Stated exercise. Present each line of the entries below that holds the word "this".

Items.
....
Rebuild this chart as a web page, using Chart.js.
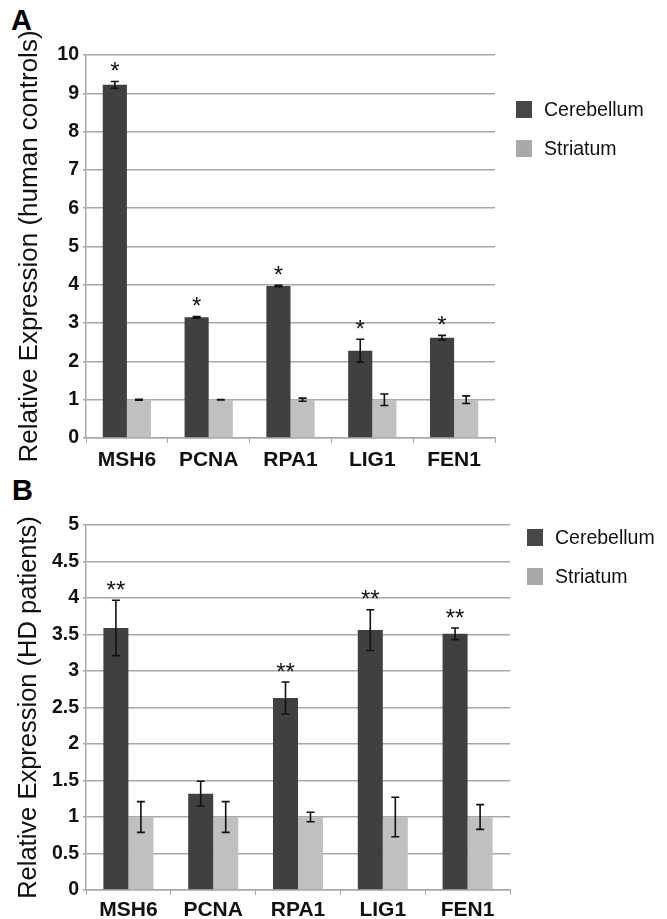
....
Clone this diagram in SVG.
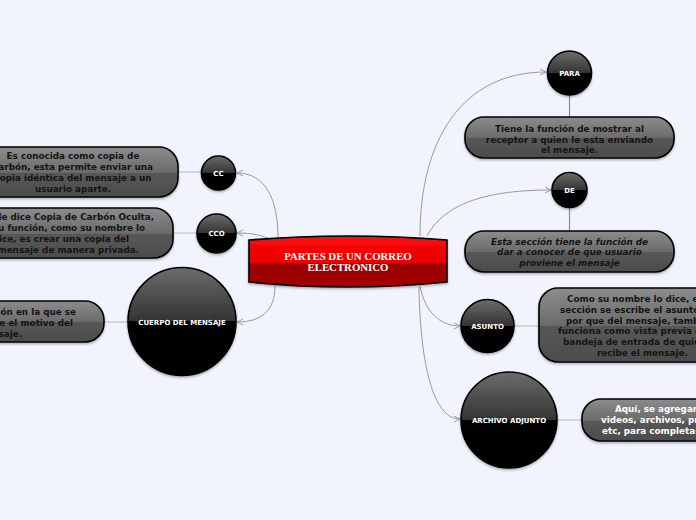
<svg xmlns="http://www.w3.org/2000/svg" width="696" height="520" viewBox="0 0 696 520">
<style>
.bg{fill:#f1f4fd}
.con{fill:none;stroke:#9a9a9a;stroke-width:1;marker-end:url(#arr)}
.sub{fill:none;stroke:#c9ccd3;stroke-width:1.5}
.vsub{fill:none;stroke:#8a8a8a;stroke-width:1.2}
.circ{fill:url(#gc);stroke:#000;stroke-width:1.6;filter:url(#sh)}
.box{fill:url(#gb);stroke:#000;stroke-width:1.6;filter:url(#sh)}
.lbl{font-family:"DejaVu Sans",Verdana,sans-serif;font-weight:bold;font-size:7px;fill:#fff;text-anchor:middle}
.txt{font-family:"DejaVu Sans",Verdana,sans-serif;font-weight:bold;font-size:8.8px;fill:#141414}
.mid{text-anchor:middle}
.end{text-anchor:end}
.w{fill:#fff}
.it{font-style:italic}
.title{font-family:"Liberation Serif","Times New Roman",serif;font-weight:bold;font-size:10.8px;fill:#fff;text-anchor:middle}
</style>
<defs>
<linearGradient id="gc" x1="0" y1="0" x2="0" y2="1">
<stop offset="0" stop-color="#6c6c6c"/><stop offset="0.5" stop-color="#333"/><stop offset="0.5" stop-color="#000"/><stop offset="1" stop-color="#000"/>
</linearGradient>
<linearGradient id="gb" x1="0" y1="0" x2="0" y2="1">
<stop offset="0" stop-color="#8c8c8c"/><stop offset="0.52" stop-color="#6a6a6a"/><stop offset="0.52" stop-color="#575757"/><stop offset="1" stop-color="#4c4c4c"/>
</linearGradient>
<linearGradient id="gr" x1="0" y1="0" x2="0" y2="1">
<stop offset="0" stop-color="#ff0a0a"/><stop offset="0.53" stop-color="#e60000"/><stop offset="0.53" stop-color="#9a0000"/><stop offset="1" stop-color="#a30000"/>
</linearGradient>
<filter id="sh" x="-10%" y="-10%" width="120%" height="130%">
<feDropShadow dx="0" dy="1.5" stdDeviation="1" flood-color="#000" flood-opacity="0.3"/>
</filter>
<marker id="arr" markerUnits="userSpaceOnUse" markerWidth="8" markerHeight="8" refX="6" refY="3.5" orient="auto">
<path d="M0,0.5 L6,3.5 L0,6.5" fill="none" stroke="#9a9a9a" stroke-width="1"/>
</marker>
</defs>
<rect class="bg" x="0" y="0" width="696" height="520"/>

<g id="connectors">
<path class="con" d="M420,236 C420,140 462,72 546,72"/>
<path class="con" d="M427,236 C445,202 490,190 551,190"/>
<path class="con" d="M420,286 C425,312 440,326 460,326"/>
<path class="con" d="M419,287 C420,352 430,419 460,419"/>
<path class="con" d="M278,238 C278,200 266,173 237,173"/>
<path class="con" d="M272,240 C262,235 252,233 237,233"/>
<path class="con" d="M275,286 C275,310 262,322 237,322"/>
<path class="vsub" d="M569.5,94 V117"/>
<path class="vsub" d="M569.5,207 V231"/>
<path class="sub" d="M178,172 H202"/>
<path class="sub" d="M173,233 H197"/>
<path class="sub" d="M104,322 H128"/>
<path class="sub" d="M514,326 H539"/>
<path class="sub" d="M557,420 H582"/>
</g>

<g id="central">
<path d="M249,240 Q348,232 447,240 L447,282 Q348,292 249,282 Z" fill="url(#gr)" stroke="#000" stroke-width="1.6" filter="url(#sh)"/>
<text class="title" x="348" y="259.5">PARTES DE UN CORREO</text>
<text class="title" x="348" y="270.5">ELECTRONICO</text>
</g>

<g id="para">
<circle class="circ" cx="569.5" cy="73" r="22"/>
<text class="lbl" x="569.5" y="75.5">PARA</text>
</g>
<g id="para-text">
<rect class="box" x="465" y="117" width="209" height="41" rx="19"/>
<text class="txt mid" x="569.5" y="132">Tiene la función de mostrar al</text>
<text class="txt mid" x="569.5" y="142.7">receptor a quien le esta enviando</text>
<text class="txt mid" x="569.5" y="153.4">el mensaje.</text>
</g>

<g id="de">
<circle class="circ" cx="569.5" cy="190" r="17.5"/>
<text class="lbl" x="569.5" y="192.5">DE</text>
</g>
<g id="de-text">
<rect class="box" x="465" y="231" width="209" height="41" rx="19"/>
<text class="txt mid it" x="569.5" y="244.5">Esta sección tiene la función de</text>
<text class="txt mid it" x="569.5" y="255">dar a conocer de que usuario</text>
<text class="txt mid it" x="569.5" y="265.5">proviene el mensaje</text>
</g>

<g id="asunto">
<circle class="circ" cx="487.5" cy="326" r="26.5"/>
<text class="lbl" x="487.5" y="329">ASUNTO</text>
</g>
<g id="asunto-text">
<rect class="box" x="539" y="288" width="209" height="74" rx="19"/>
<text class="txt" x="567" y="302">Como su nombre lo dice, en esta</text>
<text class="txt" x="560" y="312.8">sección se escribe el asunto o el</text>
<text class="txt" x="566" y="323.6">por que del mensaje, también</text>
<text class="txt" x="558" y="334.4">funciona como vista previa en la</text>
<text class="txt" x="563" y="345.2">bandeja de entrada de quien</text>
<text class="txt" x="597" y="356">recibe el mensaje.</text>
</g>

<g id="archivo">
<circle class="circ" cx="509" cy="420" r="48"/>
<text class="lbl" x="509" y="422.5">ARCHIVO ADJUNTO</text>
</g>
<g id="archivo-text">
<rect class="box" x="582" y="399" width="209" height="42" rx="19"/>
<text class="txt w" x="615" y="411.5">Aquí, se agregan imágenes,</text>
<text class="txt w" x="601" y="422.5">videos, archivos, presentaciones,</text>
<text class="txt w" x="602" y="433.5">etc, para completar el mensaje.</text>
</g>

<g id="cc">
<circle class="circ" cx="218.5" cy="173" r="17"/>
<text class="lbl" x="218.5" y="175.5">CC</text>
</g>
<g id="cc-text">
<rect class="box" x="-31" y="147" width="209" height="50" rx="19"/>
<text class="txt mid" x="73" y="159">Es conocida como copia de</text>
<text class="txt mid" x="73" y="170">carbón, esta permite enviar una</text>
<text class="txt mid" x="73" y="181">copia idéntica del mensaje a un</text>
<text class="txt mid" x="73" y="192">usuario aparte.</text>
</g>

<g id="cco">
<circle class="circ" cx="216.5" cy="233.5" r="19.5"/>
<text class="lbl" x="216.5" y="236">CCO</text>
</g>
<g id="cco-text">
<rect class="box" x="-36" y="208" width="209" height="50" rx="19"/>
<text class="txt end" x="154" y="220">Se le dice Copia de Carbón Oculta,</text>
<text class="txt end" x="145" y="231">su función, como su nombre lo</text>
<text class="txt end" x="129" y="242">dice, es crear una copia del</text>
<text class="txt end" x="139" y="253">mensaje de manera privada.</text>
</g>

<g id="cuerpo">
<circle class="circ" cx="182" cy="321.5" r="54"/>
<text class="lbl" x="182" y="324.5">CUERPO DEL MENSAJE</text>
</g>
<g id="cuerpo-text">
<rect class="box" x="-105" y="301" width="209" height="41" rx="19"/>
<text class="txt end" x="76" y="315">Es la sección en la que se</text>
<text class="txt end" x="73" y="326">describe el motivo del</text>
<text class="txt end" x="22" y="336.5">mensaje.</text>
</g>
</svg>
....
Answer in full.
Rebuild this chart as a web page, using Chart.js.
Clone this diagram in SVG.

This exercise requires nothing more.